I shared my plans for building a clay dome for the oven with my friend Kei Ng. Kei is a designer and co-owner of the Toronto based firm Castor Design. First I told him I was going to source young saplings from the property and bend them and lash them together to form a skeleton of sorts in the shape of a crouching beaver to support the clay that would be placed on top. Kei got so excited about it that he volunteered to come and help me build it.
Early one morning we met and trudged out together to the creek bank. We selected and cut saplings we thought might work for the framework. The height of the dome of the oven is crucial to the successful operation of the oven. There is a precise ratio between the height of the door and the height of the interior dome that must be observed in the construction. Kei and I checked our calculation of that precise formula and checked our math twice. We set our first sapling in place. Bough by bough, branch by branch we lashed together the framework. By the end of the day we had completed this stage of the construction. There were smiles and high fives exchanged between us.
The mood was jubilant, at least until my friends Geoff Heinricks and Jeff Connell arrived on the scene. Both Geoff and Jeff have years of experience working with this style of bake oven. I was so excited to share our efforts so far with them. Instead of enthusiasm I received glum faces and no eye contact. I couldn’t understand why.
Finally Jeff said “It appears you have deviated from the traditional Quebec oven in your construction.” “How so?” I responded, quite taken aback. Geoff and Jeff explained that it was immediately apparent to them that the ratio in height between top of the oven door and ceiling was not right. Our ceiling was much too high. I denied that this could be true. I was crushed. We had worked so hard and the result was undeniably beautiful. It was too much to accept that it could be wrong. Finally I calmed down and accepted the truth. Jeff Connell offered to help me make it right.

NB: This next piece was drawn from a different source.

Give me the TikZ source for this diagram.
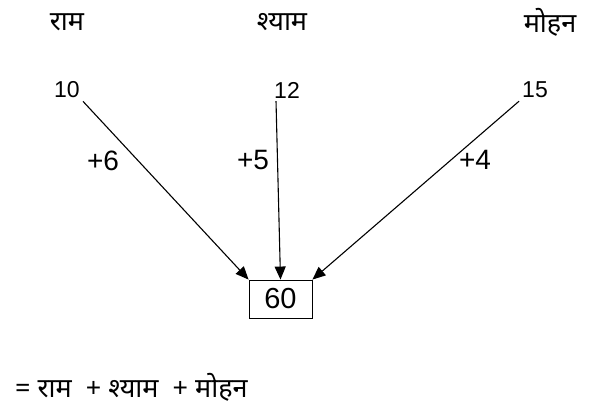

The next day we did just that. The next stage is the clay application process. For this, I wanted to use clay and earth from my property. We mixed this with straw and commercial clay powder and came up with a beautiful working formula. Each batch kneaded by hand to exactly the right consistency for shaping the dome. I think by the time we are finished we will have applied over one ton of clay.
This Saturday the 20th of May marks the launch of the 2017 Summer Dinner Series. I was hoping the oven would have been ready and we would have baked the first loaves for our guests. Alas, this is not to be for this week. By next week we will be ready and from that point will be baking fresh loaves for our guests each Saturday.
We have a great farm experience lined up for this Saturday. Norm Hardie will be with us as well to guide us through the provenance of the wines he will be serving and we will have plenty of local food stories to tell as well in the form of the terroir based menu we will be preparing. Bon appétit!